Kofi’s Epiphany

by on September 16th, 2004

It took Kofi Annan quite a while to come to the conclusion that the invasion of Iraq was illegal, didn’t it?

You’ll note that Annan (who took his current office in 1997) didn’t make this assertion when NATO embarked on its bombing campaign on Serbia — without a UN Security Council resolution. In fact, although he gave a half-hearted criticism of the action against Serbia, he ultimately gave the Clinton administration political cover:

…on the one side, the question of the legitimacy of action taken by a regional organization without a U.N. mandate; on the other, the universally recognized imperative of effectively halting gross and systematic violations of human rights with grave humanitarian consequences. The inability of the international community in the case of Kosovo to reconcile these two equally compelling interests was a tragedy.

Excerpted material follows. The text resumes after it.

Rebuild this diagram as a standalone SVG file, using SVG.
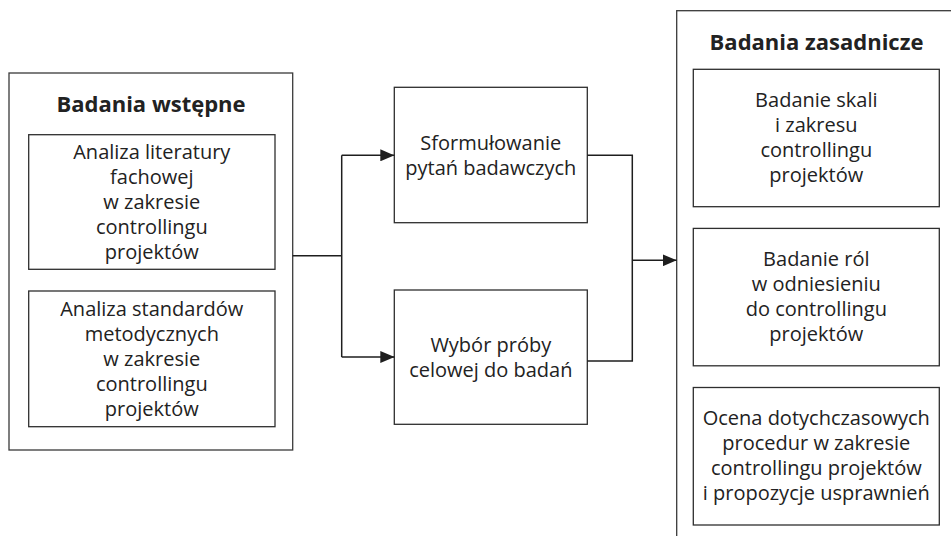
<svg xmlns="http://www.w3.org/2000/svg" width="951" height="536" viewBox="0 0 951 536">
  <style>
    .outer { fill: #ffffff; stroke: #3a3a3a; stroke-width: 1.3; }
    .box { fill: #ffffff; stroke: #2e2e2e; stroke-width: 1.3; }
    .title { font-family: "Open Sans", "Liberation Sans", sans-serif; font-size: 22px; font-weight: 700; fill: #222222; text-anchor: middle; }
    .label { font-family: "Open Sans", "Liberation Sans", sans-serif; font-size: 20px; fill: #222222; text-anchor: middle; }
    .conn { fill: none; stroke: #1e1e1e; stroke-width: 1.5; }
  </style>
  <defs>
    <marker id="arrow" markerUnits="userSpaceOnUse" markerWidth="14" markerHeight="12" refX="14" refY="6" orient="auto">
      <path d="M0,0 L14,6 L0,12 z" fill="#1e1e1e"/>
    </marker>
  </defs>

  <rect width="951" height="536" fill="#ffffff"/>

  <!-- Preliminary research group -->
  <g id="badania-wstepne">
    <rect class="outer" x="9" y="73" width="283.7" height="377"/>
    <text class="title" x="151" y="111.5">Badania wstępne</text>
  </g>
  <g id="analiza-literatury">
    <rect class="box" x="28.7" y="134.7" width="246.3" height="134.6"/>
    <text class="label" x="151.8" y="158.5">Analiza literatury</text>
    <text class="label" x="151.8" y="183.5">fachowej</text>
    <text class="label" x="151.8" y="208.5">w zakresie</text>
    <text class="label" x="151.8" y="233.5">controllingu</text>
    <text class="label" x="151.8" y="258.5">projektów</text>
  </g>
  <g id="analiza-standardow">
    <rect class="box" x="28.7" y="291" width="246.3" height="135.7"/>
    <text class="label" x="151.8" y="315.8">Analiza standardów</text>
    <text class="label" x="151.8" y="340.8">metodycznych</text>
    <text class="label" x="151.8" y="365.8">w zakresie</text>
    <text class="label" x="151.8" y="390.8">controllingu</text>
    <text class="label" x="151.8" y="415.8">projektów</text>
  </g>

  <!-- Middle steps -->
  <g id="sformulowanie-pytan">
    <rect class="box" x="394.3" y="87.3" width="193" height="135.4"/>
    <text class="label" x="490.8" y="149.8">Sformułowanie</text>
    <text class="label" x="490.8" y="174.8">pytań badawczych</text>
  </g>
  <g id="wybor-proby">
    <rect class="box" x="394.3" y="290" width="193" height="134.3"/>
    <text class="label" x="490.8" y="352">Wybór próby</text>
    <text class="label" x="490.8" y="377">celowej do badań</text>
  </g>

  <!-- Main research group (continues past the page edge) -->
  <g id="badania-zasadnicze">
    <rect class="outer" x="676.7" y="10.7" width="320" height="600"/>
    <text class="title" x="816.5" y="50">Badania zasadnicze</text>
  </g>
  <g id="badanie-skali">
    <rect class="box" x="693.3" y="69.3" width="246" height="137.4"/>
    <text class="label" x="816.3" y="107">Badanie skali</text>
    <text class="label" x="816.3" y="132">i zakresu</text>
    <text class="label" x="816.3" y="157">controllingu</text>
    <text class="label" x="816.3" y="182">projektów</text>
  </g>
  <g id="badanie-rol">
    <rect class="box" x="693.3" y="228.4" width="246" height="137.4"/>
    <text class="label" x="816.3" y="266">Badanie ról</text>
    <text class="label" x="816.3" y="291">w odniesieniu</text>
    <text class="label" x="816.3" y="316">do controllingu</text>
    <text class="label" x="816.3" y="341">projektów</text>
  </g>
  <g id="ocena-procedur">
    <rect class="box" x="693.3" y="387.5" width="246" height="137.5"/>
    <text class="label" x="816.3" y="425">Ocena dotychczasowych</text>
    <text class="label" x="816.3" y="450">procedur w zakresie</text>
    <text class="label" x="816.3" y="475">controllingu projektów</text>
    <text class="label" x="816.3" y="500">i propozycje usprawnień</text>
  </g>

  <!-- Connectors -->
  <g id="connectors">
    <path class="conn" d="M292.7 255.7 H341.7"/>
    <path class="conn" d="M341.7 155.3 V357"/>
    <path class="conn" d="M341.7 155.3 H394.3" marker-end="url(#arrow)"/>
    <path class="conn" d="M341.7 357 H394.3" marker-end="url(#arrow)"/>
    <path class="conn" d="M587.3 155.3 H632.3 V361 H587.3"/>
    <path class="conn" d="M632.3 260.3 H676.7" marker-end="url(#arrow)"/>
  </g>
</svg>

Take out the word ‘Kosovo’ from the last paragraph and insert ‘Iraq’ and you have to wonder what was different from 1999 to 2003:

* Gross and systematic violations of human rights? Check.

* Grave humanitarian consequences? Check.

Critics of this line of thinking will contend that NATO was a ‘regional’ organization different from the ‘coalition of the willing;’ therefore it was marginally permissible for NATO to act under Article 52, Section 1, of the UN Charter (which discusses to ‘regional arrangements’). But why a regional arrangement includes NATO, which was outside the sphere of the former Yugoslavia, and doesn’t include the ‘coalition of the willing,’ which included states in the surrounding region as well as those which had an interest in the Middle East and South Asia, is clearly a subject for debate but hardly one for static and far-reaching pronouncements such as the one made by Annan to the BBC.

The chief difference between the two situations, of course, was that Bill Clinton was President of the United States when NATO bombed Serbia, and George W. Bush was president when the coalition attacked Iraq.

I’m not one to go for conspiracy theories, but coming — as it does — so close to both the Australian and U.S. elections, this declaration seems suspect at best and reckless at least.

At worst it looks like Kofi Annan is trying to declare himself one of those foreign leaders that John Kerry counted as anonymous supporters.